### PROMPT
Tally the lines containing the word "Clone", and report the tally alone.

### RAW RECORDS
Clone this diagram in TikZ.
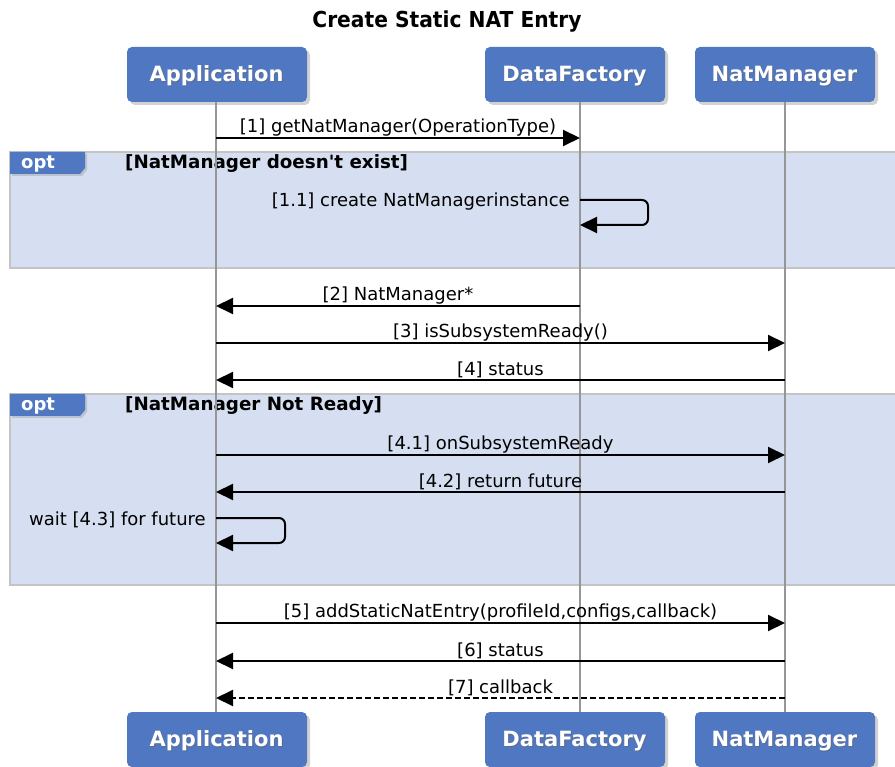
\documentclass[tikz,border=0pt]{standalone}
\usepackage{fontspec}
\setmainfont{DejaVu Sans}
\newfontfamily\condbold[FakeStretch=0.92]{DejaVu Sans Bold}
\newfontfamily\rawbold{DejaVu Sans Bold}
\usetikzlibrary{arrows.meta,shadows}
\definecolor{boxblue}{HTML}{4F77C2}
\definecolor{optbg}{HTML}{D6DFF1}
\definecolor{optborder}{HTML}{C4C4C4}
\definecolor{lifegray}{HTML}{969696}
\tikzset{
  actor/.style={draw=none, fill=boxblue, rounded corners=5pt, minimum width=180pt, minimum height=55pt,
    drop shadow={shadow xshift=3pt, shadow yshift=-3pt, opacity=0.35}, inner sep=0pt},
  lifeline/.style={draw=lifegray, line width=2pt},
  msg/.style={draw=black, line width=2pt, -{Triangle[length=17pt,width=16pt]}},
  reply/.style={msg, dashed, dash pattern=on 6pt off 3pt},
  lbl/.style={font=\fontsize{18}{21}\selectfont, inner sep=0pt, anchor=base},
  cond/.style={font=\fontsize{18.3}{21}\selectfont\rawbold, inner sep=0pt, anchor=base west},
  optframe/.style={fill=optbg, draw=optborder, line width=2pt},
  opttab/.style={fill=boxblue, draw=none, drop shadow={shadow xshift=2pt, shadow yshift=-2pt, opacity=0.3}},
  optlbl/.style={font=\fontsize{18}{21}\selectfont\bfseries, text=white, anchor=base west, inner sep=0pt},
}
\newcommand{\actorlabel}[1]{\tikz[baseline]{\node[text=black!60, opacity=0.6, inner sep=0pt, anchor=base, font=\fontsize{21}{24}\selectfont\bfseries] at (1pt,-1pt) {#1};\node[text=white, inner sep=0pt, anchor=base, font=\fontsize{21}{24}\selectfont\bfseries] at (0,0) {#1};}}
\begin{document}
\begin{tikzpicture}[x=1pt,y=-1pt]
\useasboundingbox (0,0) rectangle (895,767);
\fill[white] (0,0) rectangle (895,767);

% title
\node[font=\fontsize{22}{26}\selectfont\condbold, anchor=base] (title) at (447,28) {Create Static NAT Entry};

% opt frames
\draw[optframe] (10,152) rectangle (900,268);
\draw[optframe] (10,394) rectangle (900,585);
\path[opttab] (10,152) -- (85,152) -- (85,168) -- (80,174) -- (10,174) -- cycle;
\path[opttab] (10,394) -- (85,394) -- (85,410) -- (80,416) -- (10,416) -- cycle;
\node[optlbl] (opt1) at (21,169) {opt};
\node[optlbl] (opt2) at (21,411) {opt};
\node[cond] (c1) at (125,169) {[NatManager doesn't exist]};
\node[cond] (c2) at (125,411) {[NatManager Not Ready]};

% actors top
\node[actor] (appT) at (217,74.5) {};
\node[actor] (dfT) at (575,74.5) {};
\node[actor] (nmT) at (785,74.5) {};
% actors bottom
\node[actor] (appB) at (217,739.5) {};
\node[actor] (dfB) at (575,739.5) {};
\node[actor] (nmB) at (785,739.5) {};

\foreach \n/\t in {appT/Application,dfT/DataFactory,nmT/NatManager,appB/Application,dfB/DataFactory,nmB/NatManager}{
  \node[inner sep=0pt] at ([yshift=-2pt]\n.center) {\actorlabel{\t}};
}

% lifelines
\draw[lifeline] (216,102) -- (216,712);
\draw[lifeline] (580,102) -- (580,712);
\draw[lifeline] (785,102) -- (785,712);

% messages
\coordinate (a1) at (216,138); \coordinate (d1) at (580,138);
\draw[msg] (a1) -- (d1) node[lbl, midway, above=1pt] (m1) {[1] getNatManager(OperationType)};

\coordinate (d11) at (580,200); \coordinate (d11b) at (580,225);
\draw[msg, rounded corners=6pt] (d11) -- (648,200) -- (648,225) -- (d11b);
\node[lbl, anchor=base east] (m11) at (570,207) {[1.1] create NatManagerinstance};

\coordinate (d2) at (580,306); \coordinate (a2) at (216,306);
\draw[msg] (d2) -- (a2) node[lbl, midway, above=1pt] (m2) {[2] NatManager*};

\coordinate (a3) at (216,343); \coordinate (n3) at (785,343);
\draw[msg] (a3) -- (n3) node[lbl, midway, above=1pt] (m3) {[3] isSubsystemReady()};

\coordinate (n4) at (785,380); \coordinate (a4) at (216,380);
\draw[msg] (n4) -- (a4) node[lbl, midway, above=1pt] (m4) {[4] status};

\coordinate (a41) at (216,455); \coordinate (n41) at (785,455);
\draw[msg] (a41) -- (n41) node[lbl, midway, above=1pt] (m41) {[4.1] onSubsystemReady};

\coordinate (n42) at (785,492); \coordinate (a42) at (216,492);
\draw[msg] (n42) -- (a42) node[lbl, midway, above=1pt] (m42) {[4.2] return future};

\coordinate (a43) at (216,518); \coordinate (a43b) at (216,543);
\draw[msg, rounded corners=6pt] (a43) -- (285,518) -- (285,543) -- (a43b);
\node[lbl, anchor=base east] (m43) at (206,525) {wait [4.3] for future};

\coordinate (a5) at (216,623); \coordinate (n5) at (785,623);
\draw[msg] (a5) -- (n5) node[lbl, midway, above=1pt] (m5) {[5] addStaticNatEntry(profileId,configs,callback)};

\coordinate (n6) at (785,661); \coordinate (a6) at (216,661);
\draw[msg] (n6) -- (a6) node[lbl, midway, above=1pt] (m6) {[6] status};

\coordinate (n7) at (785,698); \coordinate (a7) at (216,698);
\draw[reply] (n7) -- (a7) node[lbl, midway, above=1pt] (m7) {[7] callback};
\end{tikzpicture}
\end{document}
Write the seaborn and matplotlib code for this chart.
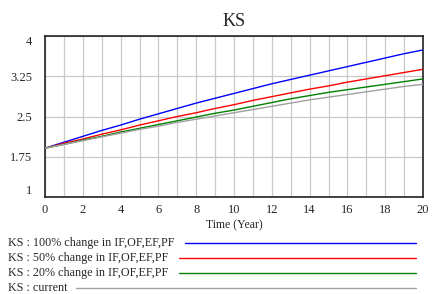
import numpy as np
import pandas as pd
import matplotlib
matplotlib.use("Agg")
import matplotlib.pyplot as plt
from matplotlib.lines import Line2D
import seaborn as sns

# ------------------------------------------------------------------
# Dados
# ------------------------------------------------------------------
years = list(range(0, 21))
ks_100 = [1.91, 2.02, 2.13, 2.24, 2.34, 2.45, 2.55, 2.65, 2.75, 2.84, 2.93,
          3.02, 3.11, 3.19, 3.27, 3.35, 3.43, 3.51, 3.59, 3.67, 3.74]
ks_50 = [1.91, 2.00, 2.08, 2.17, 2.25, 2.34, 2.42, 2.50, 2.57, 2.65, 2.72,
         2.80, 2.87, 2.94, 3.01, 3.07, 3.14, 3.20, 3.26, 3.32, 3.38]
ks_20 = [1.91, 1.98, 2.06, 2.13, 2.21, 2.28, 2.35, 2.42, 2.49, 2.56, 2.62,
         2.69, 2.76, 2.83, 2.89, 2.95, 3.00, 3.05, 3.10, 3.15, 3.20]
ks_current = [1.91, 1.98, 2.05, 2.12, 2.19, 2.26, 2.32, 2.39, 2.45, 2.51, 2.57,
              2.63, 2.69, 2.75, 2.81, 2.86, 2.91, 2.96, 3.01, 3.06, 3.10]

series_names = ["KS : 100% change in IF,OF,EF,PF",
                "KS : 50% change in IF,OF,EF,PF",
                "KS : 20% change in IF,OF,EF,PF",
                "KS : current"]
series_colors = ["#0000ff", "#ff0000", "#008000", "#a0a0a0"]
y_ticks = [1, 1.75, 2.5, 3.25, 4]
y_tick_labels = ["1", "1.75", "2.5", "3.25", "4"]
x_ticks = list(range(0, 21, 2))

df = pd.DataFrame({
    "year": years * 4,
    "value": ks_100 + ks_50 + ks_20 + ks_current,
    "series": sum([[n] * len(years) for n in series_names], []),
})

# ------------------------------------------------------------------
# Gráfico
# ------------------------------------------------------------------
sns.set_style("white")
plt.rcParams["font.family"] = ["Liberation Serif", "DejaVu Serif"]

fig = plt.figure(figsize=(4.35, 2.94), dpi=100)
ax = fig.add_axes([45 / 435, 1 - 197 / 294, (423 - 45) / 435, (197 - 36) / 294])

sns.lineplot(data=df, x="year", y="value", hue="series", hue_order=series_names,
             palette=series_colors, linewidth=1.0, legend=False, ax=ax, zorder=3)

ax.set_xlim(0, 20)
ax.set_ylim(1, 4)
ax.set_xticks(x_ticks)
ax.set_xticks(years, minor=True)
ax.set_yticks(y_ticks)
ax.set_yticklabels(y_tick_labels)
ax.grid(True, which="both", color="#c8c8c8", linewidth=0.9)
ax.set_axisbelow(True)
ax.tick_params(axis="both", which="both", length=0, labelsize=9)
ax.tick_params(axis="y", pad=9)
ax.tick_params(axis="x", pad=5)
# rótulos extremos ficam dentro da área, como no original
ylabels = ax.get_yticklabels()
ylabels[0].set_va("bottom")
ylabels[-1].set_va("top")
for s in ax.spines.values():
    s.set_color("#222222")
    s.set_linewidth(1.2)

ax.set_title("KS", fontsize=13, pad=7)
ax.set_xlabel("Time (Year)", fontsize=8.5, labelpad=2.5)
ax.set_ylabel("")

# Legenda no estilo Vensim (texto + linha)
line_starts = [185, 179, 179, 76]
for i, (name, color) in enumerate(zip(series_names, series_colors)):
    y_px = 242.7 + 15.2 * i
    fig.text(8 / 435, 1 - y_px / 294, name, fontsize=8.7, va="center", ha="left")
    fig.add_artist(Line2D([line_starts[i] / 435, 416 / 435],
                          [1 - y_px / 294, 1 - y_px / 294],
                          color=color, linewidth=1.0, transform=fig.transFigure))

fig.savefig("out.png", dpi=100)
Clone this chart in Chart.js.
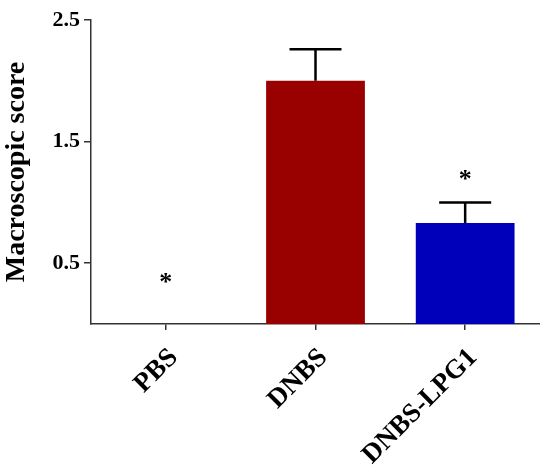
<!DOCTYPE html>
<html>
<head>
<meta charset="utf-8">
<script src="https://cdn.jsdelivr.net/npm/chart.js@4"></script>
<style>
    html, body { margin: 0; padding: 0; background: #fff; }
    #wrap { width: 540px; height: 471px; }
</style>
</head>
<body>
<div id="wrap"><canvas id="scoreChart"></canvas></div>
<script>
// Data
const groups = ['PBS', 'DNBS', 'DNBS-LPG1'];
const scores = [0, 2.0, 0.83];
const errors = [0, 0.26, 0.17];
const starMarks = ['*', '', '*'];
const starLevels = [0.38, 0, 1.22];
const yTicks = [0.5, 1.5, 2.5];
const barColors = ['#000000', '#990000', '#0000bb'];

const serif = '"Liberation Serif", "Times New Roman", serif';

// Error bars (upper only) + cap
const errorBarPlugin = {
    id: 'errorBars',
    afterDatasetsDraw(chart) {
        const ctx = chart.ctx;
        const yScale = chart.scales.y;
        const meta = chart.getDatasetMeta(0);
        ctx.save();
        ctx.strokeStyle = '#000';
        ctx.lineWidth = 2.5;
        meta.data.forEach((bar, i) => {
            if (!errors[i]) return;
            const top = yScale.getPixelForValue(scores[i] + errors[i]);
            ctx.beginPath();
            ctx.moveTo(bar.x, bar.y);
            ctx.lineTo(bar.x, top);
            ctx.moveTo(bar.x - 26, top);
            ctx.lineTo(bar.x + 26, top);
            ctx.stroke();
        });
        ctx.restore();
    }
};

// Significance asterisks
const starPlugin = {
    id: 'stars',
    afterDatasetsDraw(chart) {
        const ctx = chart.ctx;
        const yScale = chart.scales.y;
        const meta = chart.getDatasetMeta(0);
        ctx.save();
        ctx.fillStyle = '#000';
        ctx.font = 'bold 26px ' + serif;
        ctx.textAlign = 'center';
        ctx.textBaseline = 'middle';
        meta.data.forEach((bar, i) => {
            if (!starMarks[i]) return;
            ctx.fillText(starMarks[i], bar.x, yScale.getPixelForValue(starLevels[i]) + 5);
        });
        ctx.restore();
    }
};

new Chart(document.getElementById('scoreChart'), {
    type: 'bar',
    data: {
        labels: groups,
        datasets: [{
            data: scores,
            backgroundColor: barColors,
            borderWidth: 0,
            barPercentage: 0.66,
            categoryPercentage: 1
        }]
    },
    options: {
        responsive: true,
        maintainAspectRatio: false,
        animation: false,
        layout: { padding: { top: 20, right: 0, left: 0, bottom: 0 } },
        plugins: {
            legend: { display: false },
            tooltip: { enabled: false }
        },
        scales: {
            x: {
                grid: {
                    display: true,
                    offset: false,
                    drawOnChartArea: false,
                    drawTicks: true,
                    tickLength: 6,
                    color: '#333',
                    lineWidth: 1.5
                },
                border: { display: true, color: '#333', width: 1.5 },
                ticks: {
                    color: '#000',
                    font: { family: serif, size: 27, weight: 'bold' },
                    minRotation: 45,
                    maxRotation: 45,
                    padding: 12,
                    labelOffset: 8
                },
                afterFit(scale) {
                    scale.height = 147;
                    scale.paddingRight = 0;
                    scale.paddingLeft = 0;
                }
            },
            y: {
                min: 0,
                max: 2.5,
                afterBuildTicks(scale) {
                    scale.ticks = yTicks.map(v => ({ value: v }));
                },
                grid: {
                    display: true,
                    drawOnChartArea: false,
                    drawTicks: true,
                    tickLength: 7,
                    color: '#333',
                    lineWidth: 1.5
                },
                border: { display: true, color: '#333', width: 1.5 },
                ticks: {
                    color: '#000',
                    font: { family: serif, size: 22, weight: 'bold' },
                    padding: 4,
                    callback: v => v.toFixed(1)
                },
                title: {
                    display: true,
                    text: 'Macroscopic score',
                    color: '#000',
                    font: { family: serif, size: 28, weight: 'bold' },
                    padding: { top: 0, bottom: 4 }
                },
                afterFit(scale) {
                    scale.width = 91;
                    scale.paddingTop = 0;
                    scale.paddingBottom = 0;
                }
            }
        }
    },
    plugins: [errorBarPlugin, starPlugin]
});
</script>
</body>
</html>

### TASK ANSWER
2